▶ What is needed
Return exactly, and only, the lines from the one holding "Write a Python" through the one holding "plt.rcParams['font.family'] = ['Liberation", both included; the pictures stay out.

___

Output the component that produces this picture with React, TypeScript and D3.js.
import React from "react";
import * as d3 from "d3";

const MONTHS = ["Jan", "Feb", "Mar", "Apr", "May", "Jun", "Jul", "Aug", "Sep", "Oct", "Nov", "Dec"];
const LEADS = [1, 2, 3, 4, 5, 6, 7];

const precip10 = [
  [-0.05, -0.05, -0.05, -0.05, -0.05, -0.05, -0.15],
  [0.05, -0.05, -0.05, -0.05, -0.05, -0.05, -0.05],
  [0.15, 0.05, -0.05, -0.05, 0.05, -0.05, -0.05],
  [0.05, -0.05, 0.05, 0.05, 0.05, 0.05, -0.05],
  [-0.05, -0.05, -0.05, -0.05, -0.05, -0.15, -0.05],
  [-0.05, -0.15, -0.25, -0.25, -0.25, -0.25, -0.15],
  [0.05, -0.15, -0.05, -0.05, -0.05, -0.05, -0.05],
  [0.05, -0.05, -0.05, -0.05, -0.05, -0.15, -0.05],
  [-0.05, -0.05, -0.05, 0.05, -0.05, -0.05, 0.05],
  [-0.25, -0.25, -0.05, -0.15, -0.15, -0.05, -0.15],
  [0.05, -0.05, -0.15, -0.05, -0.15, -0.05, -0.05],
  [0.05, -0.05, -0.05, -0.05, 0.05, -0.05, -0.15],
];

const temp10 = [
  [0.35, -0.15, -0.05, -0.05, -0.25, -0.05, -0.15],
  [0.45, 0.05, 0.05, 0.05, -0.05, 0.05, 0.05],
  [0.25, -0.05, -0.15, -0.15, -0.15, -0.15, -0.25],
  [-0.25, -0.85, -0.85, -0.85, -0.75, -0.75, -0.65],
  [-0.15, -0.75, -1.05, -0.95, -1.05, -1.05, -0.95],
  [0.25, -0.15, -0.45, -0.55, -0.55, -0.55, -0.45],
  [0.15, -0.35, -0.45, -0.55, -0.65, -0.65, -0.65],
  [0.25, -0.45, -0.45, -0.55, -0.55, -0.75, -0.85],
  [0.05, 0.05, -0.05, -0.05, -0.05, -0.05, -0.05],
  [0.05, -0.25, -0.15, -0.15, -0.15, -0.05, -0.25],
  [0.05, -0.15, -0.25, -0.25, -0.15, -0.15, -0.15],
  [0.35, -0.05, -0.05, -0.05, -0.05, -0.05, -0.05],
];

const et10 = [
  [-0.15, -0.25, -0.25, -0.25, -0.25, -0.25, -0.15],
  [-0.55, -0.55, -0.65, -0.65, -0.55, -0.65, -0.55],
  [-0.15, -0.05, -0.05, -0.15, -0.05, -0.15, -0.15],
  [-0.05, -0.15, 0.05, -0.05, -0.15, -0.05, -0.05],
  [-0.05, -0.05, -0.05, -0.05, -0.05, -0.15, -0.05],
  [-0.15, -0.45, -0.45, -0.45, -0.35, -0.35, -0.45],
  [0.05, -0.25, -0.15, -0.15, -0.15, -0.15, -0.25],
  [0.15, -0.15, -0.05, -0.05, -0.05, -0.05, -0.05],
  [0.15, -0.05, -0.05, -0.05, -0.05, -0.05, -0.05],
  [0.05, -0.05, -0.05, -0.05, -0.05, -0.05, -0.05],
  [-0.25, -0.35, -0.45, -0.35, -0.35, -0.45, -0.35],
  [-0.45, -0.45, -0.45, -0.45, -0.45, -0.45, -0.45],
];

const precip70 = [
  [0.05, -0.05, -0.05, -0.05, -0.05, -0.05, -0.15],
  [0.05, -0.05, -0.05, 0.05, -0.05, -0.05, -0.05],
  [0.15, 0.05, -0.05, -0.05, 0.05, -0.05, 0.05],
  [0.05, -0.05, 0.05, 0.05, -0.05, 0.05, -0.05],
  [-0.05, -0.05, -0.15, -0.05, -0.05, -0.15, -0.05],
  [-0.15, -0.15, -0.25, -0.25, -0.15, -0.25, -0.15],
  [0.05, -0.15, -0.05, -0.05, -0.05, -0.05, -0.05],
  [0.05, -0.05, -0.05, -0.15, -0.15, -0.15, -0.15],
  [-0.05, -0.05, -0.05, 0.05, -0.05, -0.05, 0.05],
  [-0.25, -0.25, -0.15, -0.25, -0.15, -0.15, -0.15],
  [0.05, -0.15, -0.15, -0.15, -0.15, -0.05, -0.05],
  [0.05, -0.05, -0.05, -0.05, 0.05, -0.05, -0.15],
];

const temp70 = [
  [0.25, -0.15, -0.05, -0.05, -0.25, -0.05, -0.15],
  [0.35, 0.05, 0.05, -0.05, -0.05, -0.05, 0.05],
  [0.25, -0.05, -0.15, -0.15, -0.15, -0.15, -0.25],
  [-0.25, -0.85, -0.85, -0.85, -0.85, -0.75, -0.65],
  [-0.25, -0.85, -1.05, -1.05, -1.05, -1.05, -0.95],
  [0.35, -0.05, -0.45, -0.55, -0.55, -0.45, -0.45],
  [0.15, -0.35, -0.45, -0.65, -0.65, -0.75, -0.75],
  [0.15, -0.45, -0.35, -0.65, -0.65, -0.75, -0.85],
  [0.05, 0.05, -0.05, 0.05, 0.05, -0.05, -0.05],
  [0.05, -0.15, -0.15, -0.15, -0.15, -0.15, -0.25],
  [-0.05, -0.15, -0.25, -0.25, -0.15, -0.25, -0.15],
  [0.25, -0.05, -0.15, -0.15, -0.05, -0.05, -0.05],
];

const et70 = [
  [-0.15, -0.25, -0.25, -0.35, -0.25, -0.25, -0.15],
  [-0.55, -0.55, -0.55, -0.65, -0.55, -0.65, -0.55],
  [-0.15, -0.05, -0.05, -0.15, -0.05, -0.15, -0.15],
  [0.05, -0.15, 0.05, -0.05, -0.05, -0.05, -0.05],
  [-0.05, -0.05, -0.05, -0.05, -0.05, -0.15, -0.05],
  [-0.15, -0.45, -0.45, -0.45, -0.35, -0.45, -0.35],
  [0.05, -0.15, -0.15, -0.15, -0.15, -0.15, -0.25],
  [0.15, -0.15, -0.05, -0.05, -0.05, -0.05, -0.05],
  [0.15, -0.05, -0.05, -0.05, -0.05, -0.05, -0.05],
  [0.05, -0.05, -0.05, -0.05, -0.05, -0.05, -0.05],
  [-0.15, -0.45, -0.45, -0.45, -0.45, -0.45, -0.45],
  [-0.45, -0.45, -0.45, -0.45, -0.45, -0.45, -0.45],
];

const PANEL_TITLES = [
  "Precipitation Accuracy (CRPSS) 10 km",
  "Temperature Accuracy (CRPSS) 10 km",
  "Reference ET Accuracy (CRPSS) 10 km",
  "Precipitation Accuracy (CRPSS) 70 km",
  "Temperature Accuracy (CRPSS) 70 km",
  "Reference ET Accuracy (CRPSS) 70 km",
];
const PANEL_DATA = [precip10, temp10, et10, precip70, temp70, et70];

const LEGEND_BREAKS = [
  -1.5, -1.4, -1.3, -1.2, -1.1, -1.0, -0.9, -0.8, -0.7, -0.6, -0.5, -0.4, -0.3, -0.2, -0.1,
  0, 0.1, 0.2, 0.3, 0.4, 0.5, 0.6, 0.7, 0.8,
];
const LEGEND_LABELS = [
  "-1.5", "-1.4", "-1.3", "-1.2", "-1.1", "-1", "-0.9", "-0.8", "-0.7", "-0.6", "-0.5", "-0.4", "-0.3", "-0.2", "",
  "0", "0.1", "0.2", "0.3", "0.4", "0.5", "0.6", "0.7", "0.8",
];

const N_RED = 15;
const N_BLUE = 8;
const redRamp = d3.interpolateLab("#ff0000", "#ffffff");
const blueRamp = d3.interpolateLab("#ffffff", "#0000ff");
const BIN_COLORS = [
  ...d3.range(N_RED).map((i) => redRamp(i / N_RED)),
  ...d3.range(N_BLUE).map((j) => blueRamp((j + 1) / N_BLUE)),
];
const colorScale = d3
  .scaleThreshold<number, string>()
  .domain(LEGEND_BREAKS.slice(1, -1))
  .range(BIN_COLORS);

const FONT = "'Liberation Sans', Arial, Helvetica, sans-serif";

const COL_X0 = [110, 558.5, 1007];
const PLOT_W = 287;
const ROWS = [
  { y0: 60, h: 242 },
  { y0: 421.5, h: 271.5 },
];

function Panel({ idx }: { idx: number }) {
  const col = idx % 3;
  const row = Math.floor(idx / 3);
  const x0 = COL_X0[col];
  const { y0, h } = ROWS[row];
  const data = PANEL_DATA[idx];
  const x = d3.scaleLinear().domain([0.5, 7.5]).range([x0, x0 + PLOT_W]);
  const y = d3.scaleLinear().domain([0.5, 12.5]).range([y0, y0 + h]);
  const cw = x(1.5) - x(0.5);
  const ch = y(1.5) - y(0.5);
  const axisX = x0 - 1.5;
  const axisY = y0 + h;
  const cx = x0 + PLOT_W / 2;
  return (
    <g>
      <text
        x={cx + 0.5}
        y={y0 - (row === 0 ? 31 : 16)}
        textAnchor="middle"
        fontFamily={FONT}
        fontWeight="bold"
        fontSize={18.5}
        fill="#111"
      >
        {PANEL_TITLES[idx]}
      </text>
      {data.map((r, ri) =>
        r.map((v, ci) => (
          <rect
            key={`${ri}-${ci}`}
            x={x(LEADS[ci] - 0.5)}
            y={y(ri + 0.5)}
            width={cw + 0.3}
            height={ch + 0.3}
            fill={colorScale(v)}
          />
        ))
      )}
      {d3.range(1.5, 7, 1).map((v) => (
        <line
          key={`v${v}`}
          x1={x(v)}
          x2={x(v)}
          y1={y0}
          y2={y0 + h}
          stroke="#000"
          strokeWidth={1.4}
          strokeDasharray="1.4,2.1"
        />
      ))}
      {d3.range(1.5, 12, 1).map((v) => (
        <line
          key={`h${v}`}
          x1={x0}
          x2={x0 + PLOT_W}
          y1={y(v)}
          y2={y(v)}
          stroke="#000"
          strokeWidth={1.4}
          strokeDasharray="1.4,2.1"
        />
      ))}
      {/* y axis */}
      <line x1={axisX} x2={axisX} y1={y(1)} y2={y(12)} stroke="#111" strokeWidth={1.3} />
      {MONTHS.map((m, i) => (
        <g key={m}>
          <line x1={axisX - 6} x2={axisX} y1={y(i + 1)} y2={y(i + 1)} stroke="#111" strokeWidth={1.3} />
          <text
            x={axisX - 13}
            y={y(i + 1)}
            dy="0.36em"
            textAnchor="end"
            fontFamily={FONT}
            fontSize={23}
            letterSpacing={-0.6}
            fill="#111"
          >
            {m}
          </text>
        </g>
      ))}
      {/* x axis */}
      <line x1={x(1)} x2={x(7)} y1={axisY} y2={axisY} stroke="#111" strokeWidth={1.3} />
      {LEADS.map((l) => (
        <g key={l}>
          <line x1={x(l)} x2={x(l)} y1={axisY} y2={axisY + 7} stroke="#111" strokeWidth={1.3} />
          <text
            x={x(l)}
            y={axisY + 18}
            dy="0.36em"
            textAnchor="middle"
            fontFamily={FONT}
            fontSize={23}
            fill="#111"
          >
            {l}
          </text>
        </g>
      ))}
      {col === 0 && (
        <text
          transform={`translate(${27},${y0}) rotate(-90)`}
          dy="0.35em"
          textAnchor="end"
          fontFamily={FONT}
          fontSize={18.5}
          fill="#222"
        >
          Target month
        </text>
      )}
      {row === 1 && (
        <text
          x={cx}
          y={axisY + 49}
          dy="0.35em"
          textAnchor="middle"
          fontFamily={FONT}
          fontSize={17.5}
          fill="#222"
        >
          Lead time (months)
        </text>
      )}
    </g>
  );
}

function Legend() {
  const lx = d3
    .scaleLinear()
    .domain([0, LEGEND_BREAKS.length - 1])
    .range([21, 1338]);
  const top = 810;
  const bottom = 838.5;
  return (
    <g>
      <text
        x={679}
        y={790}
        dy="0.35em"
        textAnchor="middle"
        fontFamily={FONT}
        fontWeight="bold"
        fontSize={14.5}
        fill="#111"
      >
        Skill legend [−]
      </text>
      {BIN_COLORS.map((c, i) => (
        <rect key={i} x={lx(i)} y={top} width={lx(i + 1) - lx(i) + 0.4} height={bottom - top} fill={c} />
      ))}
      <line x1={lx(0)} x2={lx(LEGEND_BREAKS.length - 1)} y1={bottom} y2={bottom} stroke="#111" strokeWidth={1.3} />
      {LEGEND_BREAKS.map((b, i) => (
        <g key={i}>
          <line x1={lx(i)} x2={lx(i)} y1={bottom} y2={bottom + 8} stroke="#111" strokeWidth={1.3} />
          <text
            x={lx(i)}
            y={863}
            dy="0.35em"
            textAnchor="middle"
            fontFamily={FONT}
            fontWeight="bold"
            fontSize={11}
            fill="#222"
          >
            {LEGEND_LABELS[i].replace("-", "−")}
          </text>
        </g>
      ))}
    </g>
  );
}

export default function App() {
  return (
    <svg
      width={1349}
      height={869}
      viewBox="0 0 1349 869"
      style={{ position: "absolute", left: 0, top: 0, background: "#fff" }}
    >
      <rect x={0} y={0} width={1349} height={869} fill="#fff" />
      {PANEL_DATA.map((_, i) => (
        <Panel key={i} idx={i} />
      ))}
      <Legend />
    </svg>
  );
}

___

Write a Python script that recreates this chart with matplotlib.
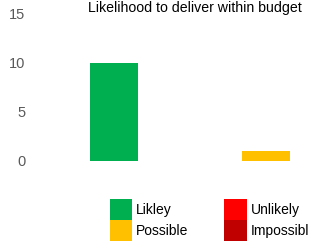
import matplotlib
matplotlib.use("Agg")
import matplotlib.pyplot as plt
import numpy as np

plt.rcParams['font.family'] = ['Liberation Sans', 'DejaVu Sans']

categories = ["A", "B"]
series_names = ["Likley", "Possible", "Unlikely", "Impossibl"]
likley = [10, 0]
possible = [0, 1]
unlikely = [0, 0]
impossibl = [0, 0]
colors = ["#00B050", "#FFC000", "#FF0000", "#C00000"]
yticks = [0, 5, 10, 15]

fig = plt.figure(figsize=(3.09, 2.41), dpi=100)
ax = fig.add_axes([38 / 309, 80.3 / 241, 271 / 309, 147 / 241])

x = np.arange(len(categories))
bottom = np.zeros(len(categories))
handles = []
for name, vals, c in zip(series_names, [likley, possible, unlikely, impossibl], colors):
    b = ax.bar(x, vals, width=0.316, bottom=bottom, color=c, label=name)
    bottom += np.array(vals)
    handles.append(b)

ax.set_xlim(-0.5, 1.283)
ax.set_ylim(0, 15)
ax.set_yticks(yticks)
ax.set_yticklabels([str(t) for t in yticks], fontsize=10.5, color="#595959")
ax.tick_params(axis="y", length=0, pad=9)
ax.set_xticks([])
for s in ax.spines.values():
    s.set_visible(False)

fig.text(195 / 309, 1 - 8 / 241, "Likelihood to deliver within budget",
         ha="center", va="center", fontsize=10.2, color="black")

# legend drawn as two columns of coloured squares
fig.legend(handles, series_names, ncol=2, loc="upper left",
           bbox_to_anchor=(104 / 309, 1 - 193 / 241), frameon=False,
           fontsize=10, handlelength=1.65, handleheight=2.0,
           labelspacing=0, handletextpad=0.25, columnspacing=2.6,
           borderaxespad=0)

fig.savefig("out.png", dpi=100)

___

▶ Output
Write a Python script that recreates this chart with matplotlib.
import matplotlib
matplotlib.use("Agg")
import matplotlib.pyplot as plt
import numpy as np

plt.rcParams['font.family'] = ['Liberation Sans', 'DejaVu Sans']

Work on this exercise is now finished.